Derek McLEAN of Tanfield was in devastating form last night when crushing Tom Headspeath of Beechwood 21-4 in the Tait Trophy semi-finals.
McLean, 53, and winner of the Tait in 1986, settled quickly to the pace of the fast-running green, leading 7-4 after nine ends then thrilled his support in the good sized crowd with a seven-end acceleration of 1, 1, 3, 2, 2, 1, 3 to clinch victory in 16 ends in the Broughton Properties/Kelly Joiners-sponsored event.
And according to McLean, victory was down to experience. “I have Edinburgh Bowling League knowledge of the Craigentinny green that runs fast in one direction and a bit slower in the other and was able to master that situation better than Tom,” said McLean. “I feel sorry for Tom as the margin of defeat doesn’t do his career form justice but I had to press home my advantage as players of his ability can bounce back if given the sniff of a chance.”
Headspeath is a six times champion of Beechwood since transferring from The Caledonian club in 1990 and the now 60-year-old was good enough in his heyday to play third to Richard Corsie in the Hamilton Trophy team of Edinburgh & Leith. “I failed to catch the weight of the green and feel dejected at failing to make a game of it especially as the Tait is an extra special event but Derek was a worthy winner,” he said.
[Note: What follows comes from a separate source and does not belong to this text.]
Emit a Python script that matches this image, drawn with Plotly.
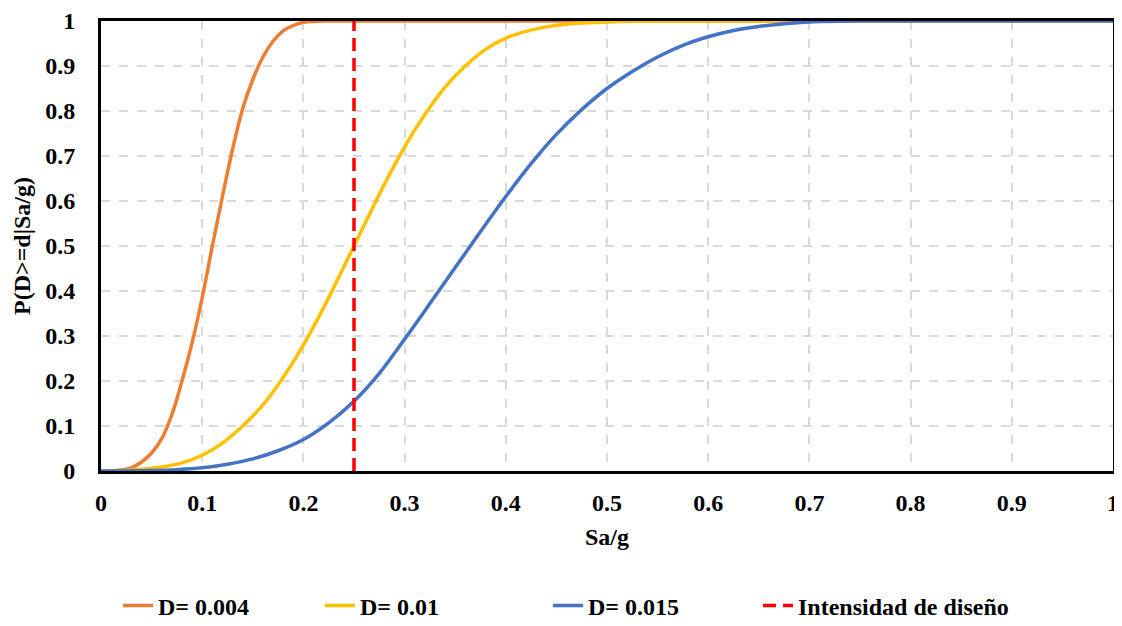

McLean now heads for his old hunting ground at Postal on Friday night to face Robert Marshall, the incredible 17 times champion of Slateford.
Marshall is the form horse and the three-times winner of the Tait booked his place in the final at the expense of former colleague Craig Paterson who is now the champion of Bainfield.
Paterson, 32, made an encouraging start to lead 6-3 but Marshall came on to a better line and length that was rewarded by a purple-patch of 2, 2, 1, 1, (1), 1, (1), 2 that saw him cross 12-8.
Marshall then answered the loss of a single with a space-making run of 1, 2, 3 to 18-9 and five ends later clinched a 21-12 victory with a truly magic double.
“I felt much happier with my game once I came to terms with the green’s variations of pace and felt I played a ‘big bowl’ when at 19-11 up Craig lay 4 before I killed three of them with my final effort.”
While Paterson said: “This is my first ever crack at the Tait and I have had a whale of a time with a very pleasing run to the semis and as I lost to a legend I won’t lose any sleep.”
Meanwhile, an extra buzz went around the banking at Craigentinny with the news that the host club’s player of the season, 25-year-old Andrew Caldwell, has been drafted into the Scotland international trial squad; an out of the blue and excellent piece of work by the Bowls Scotland selectors.